Viewpoint: Data Security Blame Game Solves Nothing

The key lesson of the TJ Maxx, or TJX, security breach may be that it is impossible to prevent data crimes against the card system.

The ease of access to valuable consumer information, the considerable rewards for stealing it, the failure of law enforcement to prevent it, and the increasingly prohibitive cost of protecting it all militate against any easy solution.

It's no wonder. The card system is addicted to capturing every possible kind of information about consumers.

Creditors get it from applications, each other, transactions, credit reporting agencies, list companies, collection agencies, government dockets — from virtually any source that has it.

They trade it back and forth, store it in millions of places, mine and use it to sell products via receipts and bills that end up in the least secure place of all: the trash.

Because it is everywhere and always in flux, there is no way to protect it fully.

Despite these realities, the losses from merchant data theft have proven modest relative to the risk. It is like the lost/stolen card risk — a mix of negligence, crime, and expense.

The law and network policies deal with lost/stolen cards by forcing creditors to eat the losses. Congress essentially blamed them for the problem — for sugar-coating the risks of credit in their solicitations.

Who is to blame in the merchant-bank card standoff?

The fear of merchant breaches seems to be growing, as evidenced by the sharp reaction to the TJX incident. Critics are demanding action, even without tangible evidence that a substantial number of people have suffered consequences like identity theft, or will do so.

The anger expressed in banking and network circles about TJX has been accusatory toward merchants as a class for being lax in adopting card security measures. Message: They're at fault, not us.

We can guess what merchants are thinking. Most will say, "We're unblemished, so don't throw the book at us. Only a few bad apples are to blame, if any are at all."

Others will say, "It's your product and your system. You sold them to us and consumers as cheaper than cash and safer and more efficient than all other payment products. Your ever-increasing security requirements are too costly, threaten transaction efficiency, and could put many of us out of business. You're at fault, not us."

If the best the card industry can ever do is play catch-up with the criminals, the merchants might be right. Most of them — the millions of small stores that make up the majority — naturally will resist paying for solutions that experience has told them do not work.

Their burden, after all, is not just the complex hardware, software, alarm systems, surveillance equipment, or whatever else the card industry orders them to install. Of necessity, it includes hiring equipment experts, training employees, adjusting to new rules, handling more paperwork, consulting lawyers, submitting to audits, paying higher network fees, and planning for contingencies on a scale never seen before.

This is enough to stiffen merchants' backs for more confrontations with the card industry in courts and legislatures.

One may hope that the industry has learned from the interchange cases that litigation can go awry.
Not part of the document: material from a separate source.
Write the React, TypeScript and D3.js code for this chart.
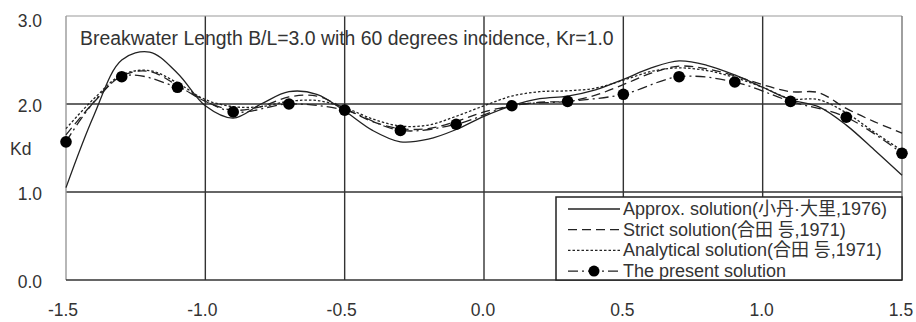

Lawsuits invite discovery that can open a Pandora's Box for plaintiff or defendant.

In a case involving merchant data breaches or merchants' refusal to adopt security protections, a lawsuit could expose the same in the card industry.

Examples include excessive data capture, lax security controls, equipment deficiencies, data breaches, cover-ups, and perhaps a new antitrust front — industry players acting in concert to shift solutions from themselves to merchants.

If the industry pushes too far, dangerous lawsuits will ensue, especially if security mandates threaten the existence of large numbers of merchants.

This possibility raises the question I've posed many times in these pages: Should the card industry have a life and death power over another industry? It is the question that sank Visa and MasterCard in the Department of Justice, Wal-Mart, and government challenges around the world — the use and abuse of market power.

To avoid a reprise, the card industry should tone down its criticism of merchants and temper the litigation threat. Honesty, cooperation, and mutual sacrifice should guide the effort to solve the data theft problem.

The bank card and merchant industries must face the reality that perfect solutions are impossible, prohibitively costly solutions are unfair, and government solutions are the worst.

Most of all, they should look into the abyss and consider whether cards as a payment mechanism, and their obsessive reliance on consumer data, have passed their prime.